Composing Multiple Sources

The real power is joining data from different APIs in pure SQL:

WITH quakes AS (
    SELECT magnitude, latitude, longitude
    FROM uv_run('earthquakes.py', '--min-magnitude 4.5 --days 30')
),
countries AS (
    SELECT name, region, latitude as lat, longitude as lon
    FROM uv_run('countries.py')
)
SELECT
    c.region,
    count(*) as quakes,
    round(avg(q.magnitude), 2) as avg_magnitude
FROM quakes q
JOIN countries c ON (
    abs(q.latitude - c.lat) < 10
    AND abs(q.longitude - c.lon) < 15
)
GROUP BY c.region
ORDER BY quakes DESC;

Each script manages its own dependencies.

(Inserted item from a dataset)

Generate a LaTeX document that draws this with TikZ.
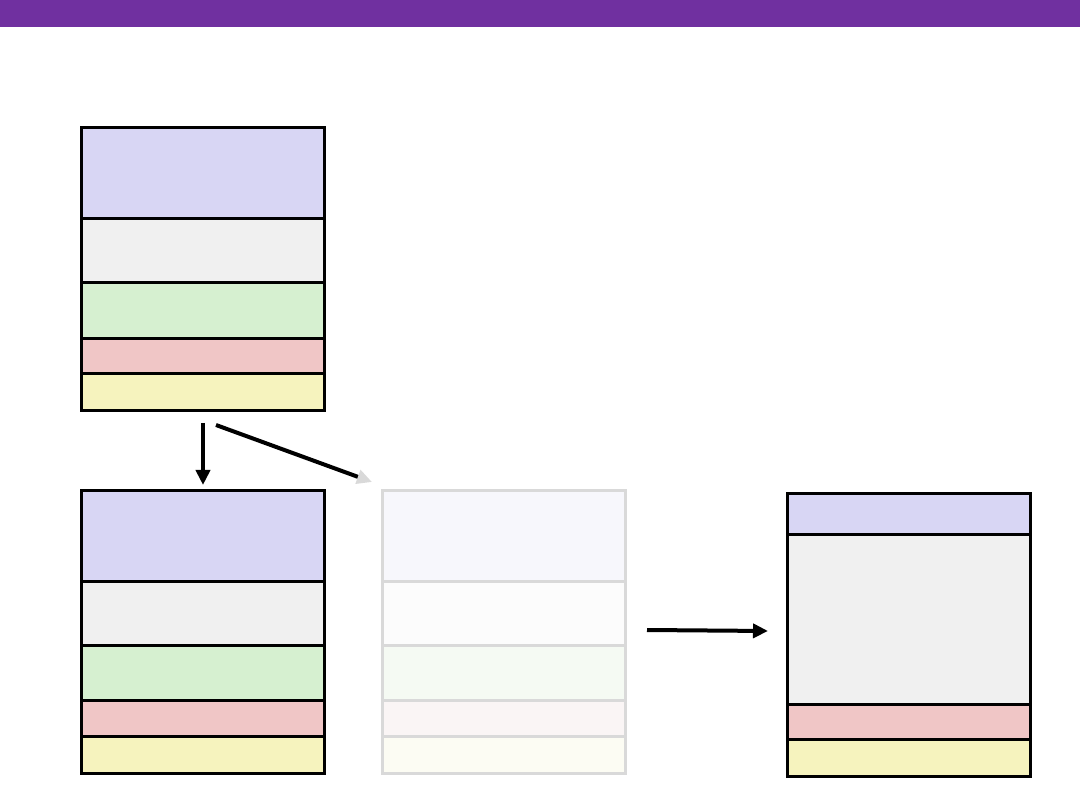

DuckDB handles the SQL. No shared virtualenv, no dependency conflicts.

Setup

Add to your ~/.duckdbrc:

INSTALL shellfs FROM community;
INSTALL arrow FROM community;
LOAD shellfs;
LOAD arrow;

CREATE OR REPLACE MACRO uv_run(script, args := '') AS TABLE
SELECT * FROM read_arrow('uv run ' || script || ' ' || args || ' |');

Requires uv installed (curl -LsSf https://astral.sh/uv/install.sh | sh).

Why This Works

  • PEP 723: Dependencies declared inline, resolved by uv run on first execution, cached after
  • shellfs: Pipes shell command output into DuckDB's file readers
  • Arrow IPC: Binary format, zero parsing overhead, type preservation
  • uv: Fast dependency resolution, no global pollution

Scripts stay small and focused. Each one does one thing: fetch data, transform it, emit it. DuckDB does the rest.